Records
>> Begin
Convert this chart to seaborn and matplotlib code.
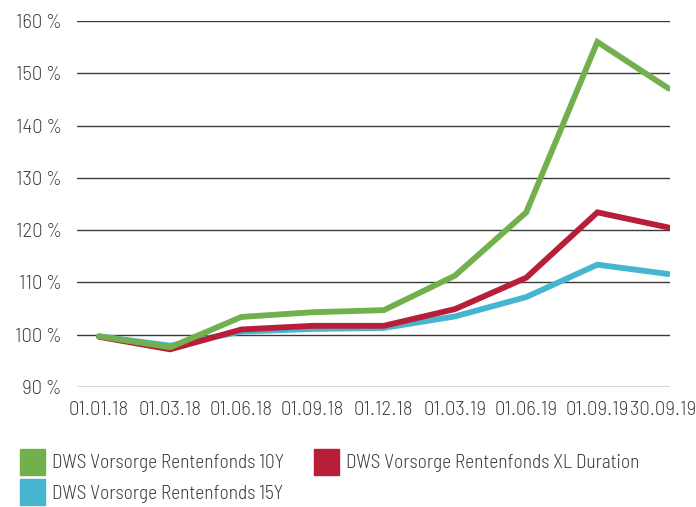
import matplotlib
matplotlib.use("Agg")
import matplotlib.pyplot as plt
import matplotlib.transforms as mtransforms
import seaborn as sns
import pandas as pd
from matplotlib.patches import Patch
from matplotlib.font_manager import FontProperties

dates = ["01.01.18", "01.03.18", "01.06.18", "01.09.18", "01.12.18",
         "01.03.19", "01.06.19", "01.09.19", "30.09.19"]
s10y = [99.7, 97.6, 103.4, 104.3, 104.7, 111.3, 123.4, 156.0, 147.1]
sxl = [99.6, 97.2, 101.0, 101.7, 101.7, 104.9, 110.9, 123.4, 120.5]
s15y = [99.7, 97.9, 100.6, 101.1, 101.3, 103.5, 107.2, 113.4, 111.6]
names = ["DWS Vorsorge Rentenfonds 10Y", "DWS Vorsorge Rentenfonds XL Duration",
         "DWS Vorsorge Rentenfonds 15Y"]
colors = ["#72b04d", "#b81e38", "#45b5d0"]
yticks = [90, 100, 110, 120, 130, 140, 150, 160]

sns.set_theme(style="white")
plt.rcParams["font.family"] = ["Barlow Semi Condensed", "DejaVu Sans"]
plt.rcParams["font.weight"] = 300

tick_font = FontProperties(family=["Barlow", "DejaVu Sans"], weight=300, size=13.3)

rows = []
for name, vals in zip(names, [s10y, sxl, s15y]):
    for i, (d, v) in enumerate(zip(dates, vals)):
        rows.append({"pos": i, "date": d, "value": v, "fund": name})
df = pd.DataFrame(rows)

fig = plt.figure(figsize=(6.96, 5.07), dpi=100)
ax = fig.add_axes([77/696, 1-387/507, (670-77)/696, (387-21)/507])

for y in yticks:
    ax.axhline(y, color="#3a3a3a", lw=1.0, zorder=0)

order = [names[2], names[1], names[0]]
pal = dict(zip(names, colors))
for n in order:
    sub = df[df["fund"] == n]
    sns.lineplot(data=sub, x="pos", y="value", color=pal[n], lw=4.2, ax=ax,
                 legend=False, solid_joinstyle="miter")

ax.set_xlim(-0.31, 8.02)
ax.set_ylim(90, 160)
ax.set_xticks(range(len(dates)))
ax.set_xticklabels(dates, fontproperties=tick_font, color="#3c3c3c")
ax.set_yticks(yticks)
ax.set_yticklabels([f"{y} %" for y in yticks], fontproperties=tick_font, color="#3c3c3c")
ax.tick_params(axis="y", length=0, pad=11)
ax.tick_params(axis="x", length=0, pad=10)
ax.set_xlabel("")
ax.set_ylabel("")
for s in ax.spines.values():
    s.set_visible(False)

# nudge the last date label left so it stays inside the figure
last = ax.get_xticklabels()[-1]
last.set_transform(last.get_transform() +
                   mtransforms.ScaledTranslation(-6/100, 0, fig.dpi_scale_trans))

handles = [Patch(color=colors[0], label=names[0]),
           Patch(color=colors[2], label=names[2]),
           Patch(color=colors[1], label=names[1])]
fig.legend(handles=handles, loc="upper left", bbox_to_anchor=(20/696, 1-449/507),
           ncol=2, frameon=False, fontsize=13.9, labelcolor="#3c3c3c",
           handlelength=1.3, handleheight=1.7, handletextpad=0.35,
           columnspacing=1.55, labelspacing=0.22, borderaxespad=0, borderpad=0)

fig.savefig("out.png", dpi=100)
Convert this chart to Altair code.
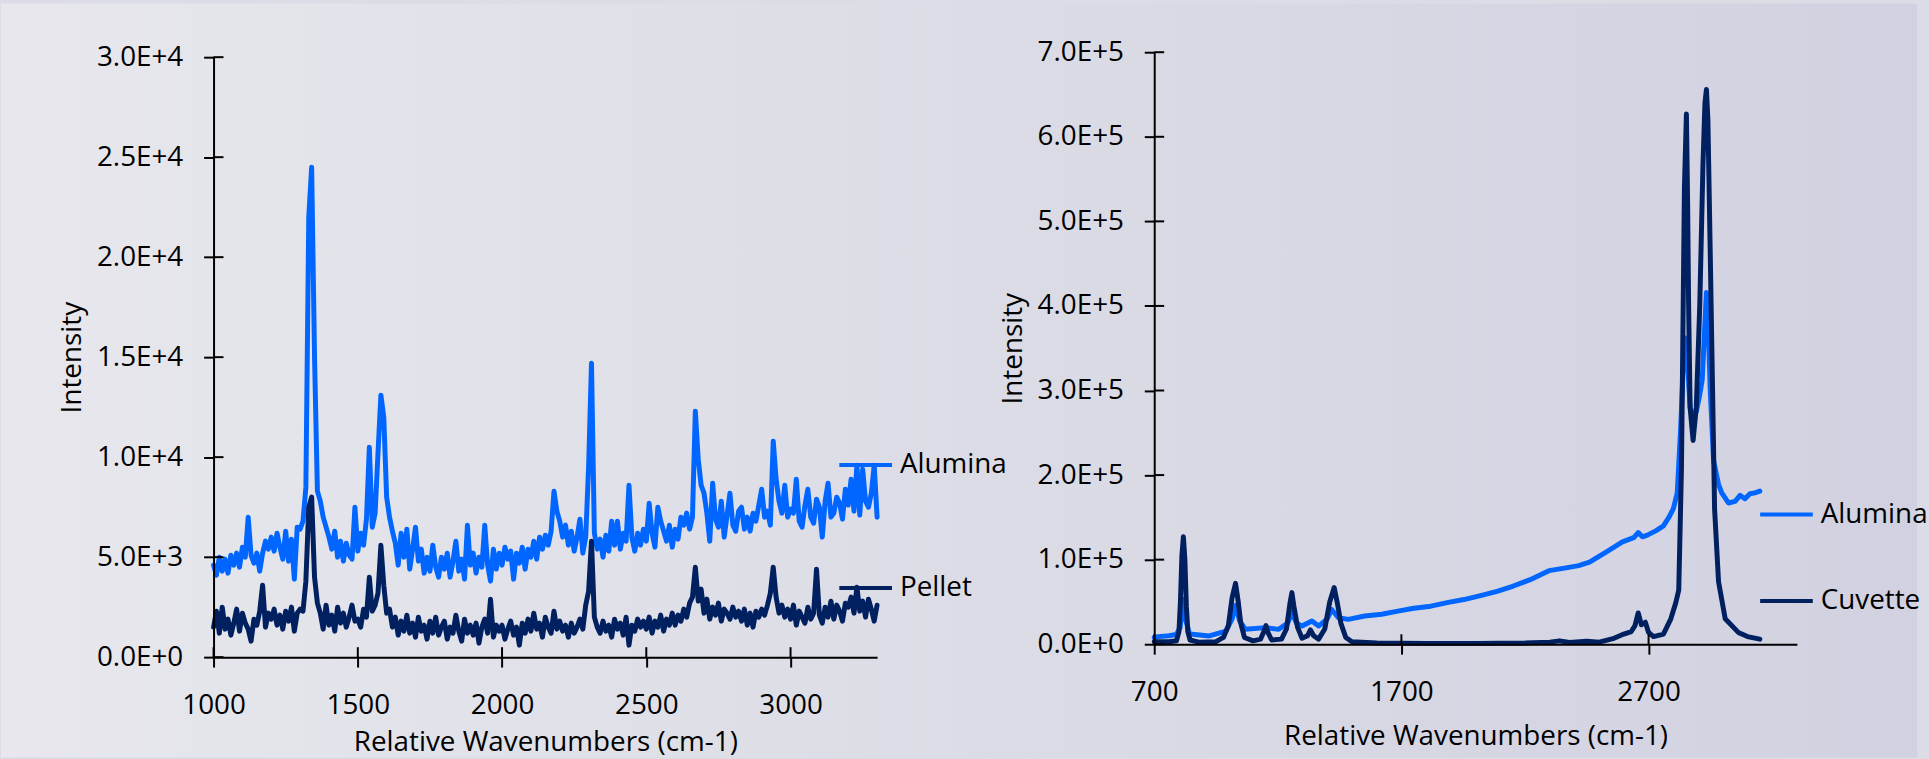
import altair as alt
import pandas as pd

FONT = "Open Sans"
ALU = "#0066ff"
NAVY = "#002060"
TXT = "#000000"

# ---------------- left panel data (intensity in thousands) ----------------
left_wn = list(range(1000, 3301, 10))
left_alumina_k = [
    4.6, 4.1, 5.0, 4.3, 4.9, 4.2, 5.1, 4.6, 5.2, 4.5,
    5.5, 5.0, 7.0, 5.1, 4.7, 5.2, 4.3, 5.2, 5.8, 5.4,
    6.0, 5.3, 6.2, 5.5, 4.9, 6.3, 4.8, 5.9, 3.9, 6.5,
    6.4, 6.8, 8.5, 22.0, 24.5, 15.0, 8.3, 7.8, 7.0, 6.5,
    6.0, 5.4, 6.3, 5.0, 5.8, 4.8, 5.7, 5.1, 4.9, 7.5,
    5.3, 6.2, 5.6, 6.9, 10.5, 6.5, 7.2, 10.2, 13.1, 12.0,
    8.0, 7.0, 6.3, 5.7, 4.6, 6.2, 5.0, 6.4, 4.4, 5.4,
    6.5, 4.8, 5.4, 4.2, 5.0, 4.3, 5.6, 4.5, 4.0, 5.0,
    4.4, 5.2, 4.0, 4.8, 5.8, 4.3, 4.9, 3.9, 6.6, 4.6,
    5.2, 4.2, 5.0, 4.5, 6.6, 4.6, 3.8, 5.4, 4.4, 5.2,
    4.6, 5.5, 4.9, 5.3, 3.9, 5.2, 4.7, 5.5, 4.4, 5.4,
    5.0, 5.8, 4.9, 6.0, 5.4, 6.1, 5.6, 6.3, 8.3, 7.3,
    6.8, 6.0, 6.6, 5.6, 6.3, 5.3, 6.0, 6.9, 5.2, 6.0,
    9.5, 14.7, 6.2, 5.4, 5.9, 5.0, 6.1, 5.3, 6.8, 5.6,
    6.8, 5.4, 6.2, 5.8, 8.6, 6.0, 5.3, 6.2, 5.6, 6.4,
    5.8, 7.7, 6.2, 5.5, 7.5, 6.8, 6.3, 5.8, 6.6, 5.5,
    6.4, 5.9, 7.0, 6.6, 7.2, 6.4, 7.0, 12.3, 9.9, 8.6,
    8.2, 7.2, 5.8, 8.7, 6.9, 6.5, 7.8, 6.0, 7.1, 8.2,
    6.6, 6.3, 7.3, 7.5, 6.4, 7.0, 6.3, 7.2, 6.8, 7.6,
    8.4, 7.0, 7.3, 6.6, 10.8, 8.9, 7.8, 7.2, 8.6, 7.0,
    7.4, 7.2, 8.9, 6.8, 6.5, 7.6, 8.4, 7.0, 6.7, 7.9,
    7.5, 6.0, 7.8, 8.7, 7.0, 7.2, 8.0, 7.7, 6.9, 8.4,
    7.6, 8.9, 7.3, 9.6, 7.1, 9.4, 7.8, 7.5, 8.2, 9.6,
    7.0,
]
left_pellet_k = [
    1.5, 2.3, 1.2, 2.5, 1.4, 1.9, 1.1, 1.7, 2.4, 1.3,
    2.2, 1.7, 1.4, 0.8, 1.9, 1.6, 2.3, 3.6, 1.5, 2.2,
    1.9, 2.4, 1.6, 2.1, 1.4, 2.3, 1.8, 2.5, 1.3, 2.2,
    2.4, 2.3, 3.8, 7.5, 8.0, 4.0, 2.7, 2.2, 1.4, 2.6,
    1.6, 2.1, 1.3, 2.5, 1.7, 2.2, 1.5, 2.0, 2.6, 1.8,
    1.9, 1.5, 2.4, 2.0, 4.0, 2.3, 2.6, 3.2, 5.6, 3.6,
    2.2, 2.4, 1.5, 2.0, 1.1, 1.8, 1.3, 2.1, 1.2, 1.7,
    1.0, 2.0, 1.3, 1.6, 0.9, 1.8, 1.2, 2.0, 1.1, 1.5,
    1.8, 0.9, 1.5, 1.2, 2.1, 1.3, 0.8, 1.9, 1.2, 1.6,
    1.1, 1.7, 0.7, 1.5, 1.9, 1.2, 2.9, 1.0, 1.6, 1.3,
    1.6, 0.9, 1.4, 1.8, 1.1, 1.5, 0.6, 1.7, 1.2, 1.9,
    1.3, 2.2, 1.4, 1.7, 1.0, 2.0, 1.5, 1.2, 2.3, 1.4,
    1.8, 1.3, 1.6, 1.0, 1.7, 1.2, 1.5, 1.9, 1.4, 2.6,
    3.3, 5.8, 2.0, 1.5, 1.2, 1.8, 1.3, 1.6, 1.0, 1.9,
    1.4, 1.7, 1.1, 2.0, 0.6, 1.6, 1.3, 1.9, 1.5, 1.8,
    1.4, 2.0, 1.2, 1.8, 1.5, 2.1, 1.3, 1.9, 1.6, 2.2,
    1.6, 2.1, 1.8, 2.4, 2.0, 2.7, 3.0, 4.5, 2.8, 3.4,
    2.2, 2.9, 1.9, 2.5, 2.1, 2.7, 1.8, 2.4, 2.2, 1.9,
    2.5, 2.0, 2.3, 1.8, 2.4, 1.6, 2.2, 1.5, 2.3, 2.0,
    2.4, 2.1, 2.6, 3.2, 4.5, 3.0, 2.2, 2.6, 2.0, 2.4,
    1.9, 2.6, 1.6, 2.3, 2.0, 1.7, 2.5, 1.9, 2.2, 4.4,
    2.1, 1.7, 2.5, 2.0, 2.8, 1.9, 2.6, 2.3, 1.8, 2.7,
    2.5, 3.0, 2.2, 3.5, 2.3, 2.8, 2.0, 2.9, 2.4, 1.8,
    2.6,
]

# ---------------- right panel data (intensity in thousands) ----------------
right_cuv_wn = [700, 760, 790, 800, 806, 812, 818, 824, 830, 836, 845, 880, 950, 980,
                1000, 1015, 1029, 1040, 1050, 1065, 1100, 1130, 1145, 1152, 1160, 1175,
                1215, 1235, 1250, 1257, 1265, 1280, 1298, 1320, 1332, 1345, 1365, 1390,
                1410, 1428, 1440, 1455, 1475, 1500, 1600, 1800, 2000, 2200, 2300, 2340,
                2380, 2450, 2500, 2560, 2600, 2630, 2645, 2658, 2671, 2687, 2700, 2720,
                2760, 2790, 2810, 2822, 2833, 2840, 2845, 2853, 2858, 2862, 2868, 2880,
                2893, 2907, 2920, 2928, 2934, 2940, 2949, 2956, 2967, 2983, 3010, 3063,
                3100, 3150]
right_cuv_k = [3, 3, 4, 15, 50, 105, 127, 100, 45, 15, 5, 2.5, 3, 8,
               22, 55, 72, 50, 25, 8, 4, 6, 16, 22, 14, 5,
               6, 18, 50, 61, 45, 20, 7, 10, 17, 10, 6, 18,
               50, 67, 50, 25, 8, 3, 1.5, 1, 1, 1.5, 2.5, 4,
               2, 3.5, 2.5, 7, 12, 15, 22, 37, 23, 26, 14, 9,
               12, 30, 49, 64, 208, 400, 540, 627, 520, 400, 280, 241,
               280, 400, 567, 640, 656, 620, 470, 350, 160, 74, 30, 14,
               9, 6]
right_alu_wn = [700, 716, 760, 790, 805, 812, 818, 826, 843, 923, 990, 1015, 1030, 1045,
                1069, 1151, 1204, 1240, 1258, 1275, 1298, 1338, 1365, 1400, 1418, 1445,
                1485, 1552, 1620, 1686, 1750, 1819, 1890, 1953, 2020, 2087, 2150, 2221,
                2297, 2360, 2417, 2461, 2528, 2594, 2640, 2658, 2675, 2695, 2729, 2760,
                2782, 2800, 2816, 2830, 2843, 2849, 2858, 2868, 2880, 2893, 2907, 2917,
                2928, 2934, 2940, 2949, 2963, 2983, 2996, 3023, 3050, 3070, 3090, 3110,
                3130, 3150]
right_alu_k = [8, 9, 10, 11.7, 20, 40, 53, 30, 12, 9.8, 15.6, 30, 46, 28,
               17.6, 19.6, 17.6, 25, 37.6, 25, 21.5, 27.4, 21.5, 30, 41, 31.3,
               29.4, 33.3, 35.5, 39.1, 42.5, 45, 49.5, 52.8, 57.5, 62.6, 68.5, 76.3,
               87, 90, 93, 97, 109, 121, 126, 132, 127, 129, 134, 140,
               150, 160, 179, 256, 350, 362, 330, 280, 270, 275, 295, 313,
               380, 416, 390, 303, 217, 189, 179, 167, 169, 176, 172, 178,
               179, 181]

left_x_ticks = [1000, 1500, 2000, 2500, 3000]
left_y_ticks = [0, 5000, 10000, 15000, 20000, 25000, 30000]
right_x_ticks = [700, 1700, 2700]
right_y_ticks = [0, 100000, 200000, 300000, 400000, 500000, 600000, 700000]

left_df = pd.DataFrame({
    "wn": left_wn + left_wn,
    "intensity": [v * 1000 for v in left_alumina_k] + [v * 1000 for v in left_pellet_k],
    "series": ["Alumina"] * len(left_wn) + ["Pellet"] * len(left_wn),
})
right_df = pd.DataFrame({
    "wn": right_alu_wn + right_cuv_wn,
    "intensity": [v * 1000 for v in right_alu_k] + [v * 1000 for v in right_cuv_k],
    "series": ["Alumina"] * len(right_alu_wn) + ["Cuvette"] * len(right_cuv_wn),
})

# ---------------- layout (pixels) ----------------
LW, LH = 668, 609      # left plot
RW, RH = 647, 596      # right plot
SPACING = 279
PAGE_W, PAGE_H = 1929, 759
ORIGIN_X, ORIGIN_Y = 214, 49

LABEL_EXPR = "replace(format(datum.value, '.1e'), 'e', 'E')"
X_TITLE = "Relative Wavenumbers (cm-1)"


def x_axis(values, title_pad):
    return alt.Axis(values=values, title=X_TITLE, grid=False, format="d", zindex=2,
                    tickSize=10, tickWidth=2, tickColor="black",
                    domainColor="black", domainWidth=2,
                    labelFont=FONT, labelFontSize=28, labelColor=TXT, labelPadding=25,
                    labelFlush=False, labelOverlap=False,
                    titleFont=FONT, titleFontSize=28, titleFontWeight="normal",
                    titleColor=TXT, titlePadding=title_pad)


def y_axis(values):
    return alt.Axis(values=values, title="Intensity", grid=False, labelExpr=LABEL_EXPR,
                    zindex=2,
                    tickSize=10, tickWidth=2, tickColor="black",
                    domainColor="black", domainWidth=2,
                    labelFont=FONT, labelFontSize=28, labelColor=TXT, labelPadding=21,
                    labelOverlap=False,
                    titleFont=FONT, titleFontSize=28, titleFontWeight="normal",
                    titleColor=TXT, titlePadding=10)


def legend(x, y, row_pad):
    return alt.Legend(orient="none", legendX=x, legendY=y, title=None, padding=0,
                      symbolType="stroke", symbolSize=2809, symbolStrokeWidth=4,
                      labelFont=FONT, labelFontSize=28, labelColor=TXT, labelOffset=6,
                      rowPadding=row_pad, labelLimit=400)


gradient = alt.LinearGradient(
    gradient="linear",
    stops=[alt.GradientStop(color="#e7e7ed", offset=0),
           alt.GradientStop(color="#dcdce6", offset=0.5),
           alt.GradientStop(color="#d1d1e1", offset=1)],
    x1=0, x2=1, y1=0, y2=0,
)

bg = alt.Chart(alt.Data(values=[{"k": 0}])).mark_rect(fill=gradient, strokeWidth=0).encode(
    x=alt.value(-ORIGIN_X), x2=alt.value(PAGE_W - ORIGIN_X),
    y=alt.value(-ORIGIN_Y), y2=alt.value(PAGE_H - ORIGIN_Y),
)


def panel(df, x_dom, y_dom, y_range, h, xt, yt, dom, leg, title_pad):
    xs = alt.Scale(domain=x_dom, nice=False, zero=False)
    ys = alt.Scale(domain=y_dom, nice=False, zero=False, range=y_range)
    xa = x_axis(xt, title_pad)
    ya = y_axis(yt)
    lines = alt.Chart(df).mark_line(strokeWidth=5, strokeJoin="round", strokeCap="round").encode(
        x=alt.X("wn:Q", scale=xs, axis=xa),
        y=alt.Y("intensity:Q", scale=ys, axis=ya),
        color=alt.Color("series:N", scale=alt.Scale(domain=dom, range=[ALU, NAVY]), legend=leg),
        detail="series:N",
    )
    ytick = alt.Chart(pd.DataFrame({"v": yt})).mark_rule(color="black", strokeWidth=2).encode(
        y=alt.Y("v:Q", scale=ys, axis=ya, title="Intensity"), x=alt.value(0), x2=alt.value(10))
    xtick = alt.Chart(pd.DataFrame({"v": xt})).mark_rule(color="black", strokeWidth=2).encode(
        x=alt.X("v:Q", scale=xs, axis=xa, title=X_TITLE),
        y=alt.value(h - 10), y2=alt.value(h))
    return lines, ytick, xtick


l_lines, l_ytick, l_xtick = panel(left_df, [1000, 3300], [0, 30000], [LH, 5], LH,
                                  left_x_ticks, left_y_ticks, ["Alumina", "Pellet"],
                                  legend(628, 387, 81), 9)
left = alt.layer(bg, l_lines, l_ytick, l_xtick).properties(width=LW, height=LH)

r_lines, r_ytick, r_xtick = panel(right_df, [700, 3300], [0, 700000], [RH, 0], RH,
                                  right_x_ticks, right_y_ticks, ["Alumina", "Cuvette"],
                                  legend(608, 437, 44), 16)
right = alt.layer(r_lines, r_ytick, r_xtick).properties(width=RW, height=RH)

chart = alt.hconcat(left, right, spacing=SPACING, bounds="flush").resolve_scale(
    color="independent"
).properties(padding=0, background="#dcdce6").configure_view(stroke="transparent")

chart.save("out.html", embed_options={"renderer": "svg", "actions": False})
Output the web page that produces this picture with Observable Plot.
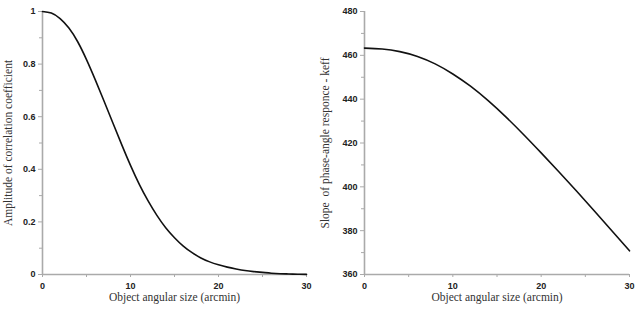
<!DOCTYPE html>
<html><head><meta charset="utf-8">
<script src="https://cdn.jsdelivr.net/npm/d3@7"></script>
<script src="https://cdn.jsdelivr.net/npm/@observablehq/plot@0.6"></script>
<style>
body{margin:0;background:#fff;}
#wrap{display:flex;width:643px;height:312px;overflow:hidden;}
#wrap svg{display:block;}
</style></head><body><div id="wrap"></div>
<script>
// Left panel: amplitude of correlation coefficient vs object angular size
const sizeA = [0,1,2,3,4,5,6,7,8,9,10,11,12,13,14,15,16,17,18,19,20,21,22,23,24,25,26,27,28,29,30];
const amplitude = [1.0,0.994,0.973,0.937,0.885,0.817,0.74,0.659,0.576,0.494,0.415,0.343,0.28,0.225,0.178,0.14,0.108,0.083,0.063,0.048,0.037,0.028,0.021,0.015,0.011,0.008,0.005,0.003,0.002,0.001,0.0005];
// Right panel: slope of phase-angle response vs object angular size
const sizeB = [0,2,4,6,8,10,12,14,16,18,20,22,24,26,28,30];
const slope = [463.3,462.9,461.7,459.5,456.1,451.5,445.9,439.3,431.9,423.9,415.5,406.9,398.1,389.1,380.0,370.8];

const xTicks = [0,10,20,30];
const xMinor = [5,15,25];
const yTicksA = [0,0.2,0.4,0.6,0.8,1];
const yMinorA = [0.1,0.3,0.5,0.7,0.9];
const yTicksB = [360,380,400,420,440,460,480];
const yMinorB = [370,390,410,430,450,470];
const xTitle = "Object angular size (arcmin)";
const yTitleA = "Amplitude of correlation coefficient";
const yTitleB = "Slope  of phase-angle responce - keff";

const axisGray = "#aaaaaa";
const sans = "'Liberation Sans', Arial, sans-serif";
const serif = "'Liberation Serif', 'Times New Roman', serif";

function panel({xs, ys, yDomain, yTicks, yMinor, yTitle, width, ml, mr, yTitleDx}) {
  const data = xs.map((x, i) => ({x, y: ys[i]}));
  return Plot.plot({
    width, height: 312,
    marginLeft: ml, marginRight: mr, marginTop: 11, marginBottom: 38,
    style: {fontFamily: sans, background: "#fff", overflow: "visible"},
    x: {domain: [0, 30]},
    y: {domain: yDomain},
    marks: [
      Plot.axisX(xMinor, {tickSize: 3, tickFormat: () => "", stroke: axisGray, label: null}),
      Plot.axisY(yMinor, {tickSize: 3, tickFormat: () => "", stroke: axisGray, label: null}),
      Plot.axisX(xTicks, {tickSize: 3, tickPadding: 5, stroke: axisGray, fill: "#222", fontWeight: "bold", fontSize: 9, tickFormat: d => String(d), label: null}),
      Plot.axisY(yTicks, {tickSize: 4, tickPadding: 3, stroke: axisGray, fill: "#222", fontWeight: "bold", fontSize: 9, tickFormat: d => String(d), label: null}),
      Plot.ruleY([yDomain[0]], {stroke: axisGray, strokeWidth: 1.6}),
      Plot.ruleX([0], {stroke: axisGray, strokeWidth: 1.6}),
      Plot.line(data, {x: "x", y: "y", stroke: "#111", strokeWidth: 1.6, curve: "natural"}),
      Plot.text([xTitle], {text: d => d, frameAnchor: "bottom", dy: 26, fontFamily: serif, fontSize: 11.5, fill: "#333"}),
      Plot.text([yTitle], {text: d => d, frameAnchor: "left", textAnchor: "middle", dx: yTitleDx, rotate: -90, fontFamily: serif, fontSize: 11.5, fill: "#333"})
    ]
  });
}

const wrap = document.getElementById("wrap");
wrap.append(panel({xs: sizeA, ys: amplitude, yDomain: [0, 1], yTicks: yTicksA, yMinor: yMinorA, yTitle: yTitleA, width: 321, ml: 42, mr: 15, yTitleDx: -34}));
wrap.append(panel({xs: sizeB, ys: slope, yDomain: [360, 480], yTicks: yTicksB, yMinor: yMinorB, yTitle: yTitleB, width: 322, ml: 43, mr: 14, yTitleDx: -39}));
</script></body></html>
>> End
● **YOUR INSTRUCTIONS**
Extract from the material all lines containing the string "Convert".

● **ANSWER TO THIS EXERCISE**
Convert this chart to seaborn and matplotlib code.
Convert this chart to Altair code.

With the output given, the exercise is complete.